Photo by: Larry Mills
https://www.flickr.com/photos/96498349@N08/
– By Armand de Mestral C.M. – Emeritus Professor of Law McGill University
The Rubicon appears to have been crossed by the UK Government and exit and re-entry negotiations with the EU must soon begin. What form should they take? The current assumption is that the UK must agree on the terms of its withdrawal from the EU and then immediately begin the even more complex process of defining its future trading relationship with the EU. It is also assumed that this relationship will take the form of some kind of bilateral free trade agreement (FTA). Thus, it would be both bilateral and would be a free trade arrangement. Implicitly, the suggestion has been that it must be an FTA rather than a customs union, as the UK wishes to retain the freedom to make trade agreements with other partners – most notably the United States and Canada.
This note seeks to challenge the notion that the UK will be best served by a bilateral FTA with the EU. Rather the UK should be more ambitious and seek to promote the establishment of a North Atlantic Free Trade Agreement (AFTA).
Canada and the EU have concluded a major new FTA, the Comprehensive Investment and Trade Agreement (CETA). The EU signed an FTA with Mexico in 1997 and is currently seeking to update this agreement. The EU Commission and the United States Trade Representative (USTR) held some 11 negotiating sessions on a Transatlantic Trade and Investment Partnership (TTIP) before the November 2017 US presidential elections. The groundwork has been laid. Chancellor Merkel spoke in favour of the TTIP with President Trump in her recent visit to Washington. The future USTR has indicated his own willingness to resume the TTIP negotiations. Thus, much of the groundwork for a future AFTA has thus already been laid.
It will be immediately pointed out that globalisation in general and trade agreements in particular, are not popular. There has been considerable opposition to the TTIP negotiations, even to CETA, in Europe due to the entirely unreasonable fear of trade with the US. But this makes little sense given that the EU and the US are each others’ principal trading partners and have roughly comparable economies. European governments have to do a better job explaining the advantages of international trade and assisting those who suffer from the effects of economic change. If Canada can manage trade with the US, surely Europe can do the same. In the US, President Trump has spoken disparagingly of existing trading arrangements and has promised to do better by initiating “winning” bilateral agreements. But his views do not appear to be very fixed on these matters and he apparently listens to the advice of those who are actually involved in international trade. They are telling him a different story. A slim majority of the UK population voted against the best trade agreement ever negotiated; why would they support an AFTA?
What interest could the UK Government have in an AFTA? On reflection, a great deal. The UK Government is desperate to conclude FTAs with everybody in sight. Concluding an agreement with the EU before the time set by the Article 50 notice runs out will be a Herculean task. The UK does not even have a tariff schedule or a list of commitments on services agreed at the WTO to negotiate. How can it possibly conclude negotiations with the EU and subsequently with the US, Canada, Mexico and many other key trading partners? If ever the UK should see that advantages of a more global negotiation it is now.
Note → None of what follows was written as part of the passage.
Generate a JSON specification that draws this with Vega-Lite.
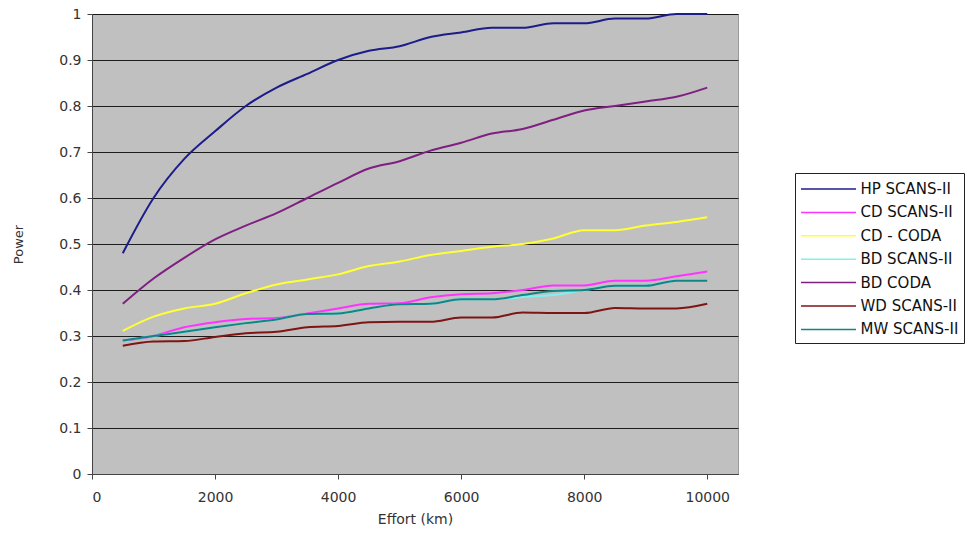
{
  "$schema": "https://vega.github.io/schema/vega-lite/v6.json",
  "width": 646,
  "height": 460,
  "autosize": {"type": "none"},
  "padding": {"left": 92, "top": 14, "right": 242, "bottom": 59},
  "background": "white",
  "config": {
    "font": "DejaVu Sans",
    "view": {"fill": "#C0C0C0", "stroke": "#9a9a9a", "strokeWidth": 1}
  },
  "datasets": {
    "pts": [
      {"series":"HP SCANS-II","effort":500,"power":0.48},{"series":"HP SCANS-II","effort":1000,"power":0.60},{"series":"HP SCANS-II","effort":1500,"power":0.685},{"series":"HP SCANS-II","effort":2000,"power":0.745},{"series":"HP SCANS-II","effort":2500,"power":0.80},{"series":"HP SCANS-II","effort":3000,"power":0.84},{"series":"HP SCANS-II","effort":3500,"power":0.87},{"series":"HP SCANS-II","effort":4000,"power":0.90},{"series":"HP SCANS-II","effort":4500,"power":0.92},{"series":"HP SCANS-II","effort":5000,"power":0.93},{"series":"HP SCANS-II","effort":5500,"power":0.95},{"series":"HP SCANS-II","effort":6000,"power":0.96},{"series":"HP SCANS-II","effort":6500,"power":0.97},{"series":"HP SCANS-II","effort":7000,"power":0.97},{"series":"HP SCANS-II","effort":7500,"power":0.98},{"series":"HP SCANS-II","effort":8000,"power":0.98},{"series":"HP SCANS-II","effort":8500,"power":0.99},{"series":"HP SCANS-II","effort":9000,"power":0.99},{"series":"HP SCANS-II","effort":9500,"power":1.0},{"series":"HP SCANS-II","effort":10000,"power":1.0},

      {"series":"CD SCANS-II","effort":500,"power":0.29},{"series":"CD SCANS-II","effort":1000,"power":0.30},{"series":"CD SCANS-II","effort":1500,"power":0.319},{"series":"CD SCANS-II","effort":2000,"power":0.33},{"series":"CD SCANS-II","effort":2500,"power":0.337},{"series":"CD SCANS-II","effort":3000,"power":0.339},{"series":"CD SCANS-II","effort":3500,"power":0.349},{"series":"CD SCANS-II","effort":4000,"power":0.36},{"series":"CD SCANS-II","effort":4500,"power":0.37},{"series":"CD SCANS-II","effort":5000,"power":0.371},{"series":"CD SCANS-II","effort":5500,"power":0.384},{"series":"CD SCANS-II","effort":6000,"power":0.391},{"series":"CD SCANS-II","effort":6500,"power":0.393},{"series":"CD SCANS-II","effort":7000,"power":0.40},{"series":"CD SCANS-II","effort":7500,"power":0.41},{"series":"CD SCANS-II","effort":8000,"power":0.41},{"series":"CD SCANS-II","effort":8500,"power":0.42},{"series":"CD SCANS-II","effort":9000,"power":0.42},{"series":"CD SCANS-II","effort":9500,"power":0.43},{"series":"CD SCANS-II","effort":10000,"power":0.44},

      {"series":"CD - CODA","effort":500,"power":0.311},{"series":"CD - CODA","effort":1000,"power":0.342},{"series":"CD - CODA","effort":1500,"power":0.36},{"series":"CD - CODA","effort":2000,"power":0.37},{"series":"CD - CODA","effort":2500,"power":0.393},{"series":"CD - CODA","effort":3000,"power":0.412},{"series":"CD - CODA","effort":3500,"power":0.423},{"series":"CD - CODA","effort":4000,"power":0.434},{"series":"CD - CODA","effort":4500,"power":0.452},{"series":"CD - CODA","effort":5000,"power":0.462},{"series":"CD - CODA","effort":5500,"power":0.476},{"series":"CD - CODA","effort":6000,"power":0.485},{"series":"CD - CODA","effort":6500,"power":0.494},{"series":"CD - CODA","effort":7000,"power":0.50},{"series":"CD - CODA","effort":7500,"power":0.512},{"series":"CD - CODA","effort":8000,"power":0.53},{"series":"CD - CODA","effort":8500,"power":0.53},{"series":"CD - CODA","effort":9000,"power":0.54},{"series":"CD - CODA","effort":9500,"power":0.548},{"series":"CD - CODA","effort":10000,"power":0.558},

      {"series":"BD SCANS-II","effort":500,"power":0.29},{"series":"BD SCANS-II","effort":1000,"power":0.30},{"series":"BD SCANS-II","effort":1500,"power":0.309},{"series":"BD SCANS-II","effort":2000,"power":0.319},{"series":"BD SCANS-II","effort":2500,"power":0.328},{"series":"BD SCANS-II","effort":3000,"power":0.336},{"series":"BD SCANS-II","effort":3500,"power":0.348},{"series":"BD SCANS-II","effort":4000,"power":0.349},{"series":"BD SCANS-II","effort":4500,"power":0.36},{"series":"BD SCANS-II","effort":5000,"power":0.369},{"series":"BD SCANS-II","effort":5500,"power":0.37},{"series":"BD SCANS-II","effort":6000,"power":0.38},{"series":"BD SCANS-II","effort":6500,"power":0.38},{"series":"BD SCANS-II","effort":7000,"power":0.385},{"series":"BD SCANS-II","effort":7500,"power":0.389},{"series":"BD SCANS-II","effort":8000,"power":0.40},{"series":"BD SCANS-II","effort":8500,"power":0.409},{"series":"BD SCANS-II","effort":9000,"power":0.409},{"series":"BD SCANS-II","effort":9500,"power":0.42},{"series":"BD SCANS-II","effort":10000,"power":0.42},

      {"series":"BD CODA","effort":500,"power":0.37},{"series":"BD CODA","effort":1000,"power":0.425},{"series":"BD CODA","effort":1500,"power":0.47},{"series":"BD CODA","effort":2000,"power":0.51},{"series":"BD CODA","effort":2500,"power":0.54},{"series":"BD CODA","effort":3000,"power":0.567},{"series":"BD CODA","effort":3500,"power":0.60},{"series":"BD CODA","effort":4000,"power":0.633},{"series":"BD CODA","effort":4500,"power":0.664},{"series":"BD CODA","effort":5000,"power":0.68},{"series":"BD CODA","effort":5500,"power":0.703},{"series":"BD CODA","effort":6000,"power":0.72},{"series":"BD CODA","effort":6500,"power":0.74},{"series":"BD CODA","effort":7000,"power":0.75},{"series":"BD CODA","effort":7500,"power":0.77},{"series":"BD CODA","effort":8000,"power":0.79},{"series":"BD CODA","effort":8500,"power":0.80},{"series":"BD CODA","effort":9000,"power":0.81},{"series":"BD CODA","effort":9500,"power":0.82},{"series":"BD CODA","effort":10000,"power":0.84},

      {"series":"WD SCANS-II","effort":500,"power":0.279},{"series":"WD SCANS-II","effort":1000,"power":0.288},{"series":"WD SCANS-II","effort":1500,"power":0.289},{"series":"WD SCANS-II","effort":2000,"power":0.298},{"series":"WD SCANS-II","effort":2500,"power":0.306},{"series":"WD SCANS-II","effort":3000,"power":0.309},{"series":"WD SCANS-II","effort":3500,"power":0.319},{"series":"WD SCANS-II","effort":4000,"power":0.322},{"series":"WD SCANS-II","effort":4500,"power":0.33},{"series":"WD SCANS-II","effort":5000,"power":0.331},{"series":"WD SCANS-II","effort":5500,"power":0.331},{"series":"WD SCANS-II","effort":6000,"power":0.34},{"series":"WD SCANS-II","effort":6500,"power":0.34},{"series":"WD SCANS-II","effort":7000,"power":0.351},{"series":"WD SCANS-II","effort":7500,"power":0.35},{"series":"WD SCANS-II","effort":8000,"power":0.35},{"series":"WD SCANS-II","effort":8500,"power":0.361},{"series":"WD SCANS-II","effort":9000,"power":0.36},{"series":"WD SCANS-II","effort":9500,"power":0.36},{"series":"WD SCANS-II","effort":10000,"power":0.37},

      {"series":"MW SCANS-II","effort":500,"power":0.29},{"series":"MW SCANS-II","effort":1000,"power":0.30},{"series":"MW SCANS-II","effort":1500,"power":0.309},{"series":"MW SCANS-II","effort":2000,"power":0.319},{"series":"MW SCANS-II","effort":2500,"power":0.328},{"series":"MW SCANS-II","effort":3000,"power":0.336},{"series":"MW SCANS-II","effort":3500,"power":0.348},{"series":"MW SCANS-II","effort":4000,"power":0.349},{"series":"MW SCANS-II","effort":4500,"power":0.36},{"series":"MW SCANS-II","effort":5000,"power":0.369},{"series":"MW SCANS-II","effort":5500,"power":0.37},{"series":"MW SCANS-II","effort":6000,"power":0.38},{"series":"MW SCANS-II","effort":6500,"power":0.38},{"series":"MW SCANS-II","effort":7000,"power":0.389},{"series":"MW SCANS-II","effort":7500,"power":0.398},{"series":"MW SCANS-II","effort":8000,"power":0.40},{"series":"MW SCANS-II","effort":8500,"power":0.409},{"series":"MW SCANS-II","effort":9000,"power":0.409},{"series":"MW SCANS-II","effort":9500,"power":0.42},{"series":"MW SCANS-II","effort":10000,"power":0.42}
    ]
  },
  "data": {"name": "pts"},
  "mark": {"type": "line", "interpolate": "monotone", "strokeWidth": 2},
  "encoding": {
    "x": {
      "field": "effort", "type": "quantitative",
      "scale": {"domain": [0, 10500], "nice": false},
      "axis": {
        "title": "Effort (km)", "values": [0, 2000, 4000, 6000, 8000, 10000], "format": "d",
        "grid": false, "domainColor": "#444", "tickColor": "#444", "tickSize": 5,
        "labelFontSize": 14, "labelColor": "#333", "labelPadding": 11,
        "titleFontSize": 14, "titleFontWeight": "normal", "titleColor": "#333", "titlePadding": 8
      }
    },
    "y": {
      "field": "power", "type": "quantitative",
      "scale": {"domain": [0, 1], "nice": false},
      "axis": {
        "title": "Power", "values": [0, 0.1, 0.2, 0.3, 0.4, 0.5, 0.6, 0.7, 0.8, 0.9, 1], "format": "~g",
        "grid": true, "gridColor": "#000", "gridOpacity": 0.85, "gridWidth": 1,
        "domainColor": "#444", "tickColor": "#444", "tickSize": 5,
        "labelFontSize": 14, "labelColor": "#333", "labelPadding": 6,
        "titleFontSize": 13, "titleFontWeight": "normal", "titleColor": "#333", "titlePadding": 33
      }
    },
    "color": {
      "field": "series", "type": "nominal",
      "scale": {
        "domain": ["HP SCANS-II", "CD SCANS-II", "CD - CODA", "BD SCANS-II", "BD CODA", "WD SCANS-II", "MW SCANS-II"],
        "range": ["#1c1c8a", "#ff33ff", "#ffff33", "#80f0f0", "#7f1f80", "#7f1414", "#108585"]
      },
      "legend": {
        "title": null, "orient": "none", "legendX": 703, "legendY": 159,
        "symbolType": "M-2.75,0H2.75", "symbolSize": 400, "symbolStrokeWidth": 1.5, "symbolOffset": 17.5,
        "labelFontSize": 15, "labelColor": "#111", "labelOffset": 21,
        "rowPadding": 4.4, "padding": 5,
        "fillColor": "white", "strokeColor": "#222"
      }
    }
  }
}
The promoters of Brexit have asserted that, once free of the toils of the EU, the UK will become the great trading nation it once was. Surely these defenders of Brexit should be eager to take up the challenge of promoting the greatest FTA in history and one which would be designed to settle the UK’s trading relationship with all its major trading partners with one stroke of the pen and create the greatest FTA in history. Instead of beginning from scratch with the EU, the UK can pick up negotiations using CETA, the TTIP and the EU Mexico negotiations. If Britain could indeed pull this off it might well be hailed a great trading nation again!
Is an AFTA worth the effort? Surely it is. Europe and North America have roughly similar economies. Agreements between such trading partners are never easy but are by far the simplest to negotiate. Furthermore, Europe and North America are in ever increasing competition with Asia. China will soon have a middle class of over 500M people, able to support the launch of any new technology. Increasingly it may be necessary to launch new technologies in China. Separately, Europe and North America do not have this advantage: but together they do. A successful AFTA would set trading standards for all the world for many years to come and would be by far the strongest defense of the economic interests of its people that governments could devise.
The current situation of the UK government, faced with attempting to negotiate on many fronts is close to desperate. There does not yet appear to be a coherent strategy of engaging the EU let alone the rest of the world. AFTA could be that strategy. Let Great Britain take up the challenge and become the great trading nation it once was!
Professor de Mestral has recently retired from the Faculty of Law at McGill University where he was the Jean Monnet Chair in the Law of International Economic Integration. Armand taught courses in the law of the sea, public international law, international trade law, international arbitration, the law of the European Community, and public international air law. He has produced a huge volume of books, articles and studies in English and French on international trade law and international law. He has also served on WTO and NAFTA dispute settlement and arbitration tribunals. He was made Member of the Order of Canada in 2007 and is the 2017 recipient of the John E. Read Medal.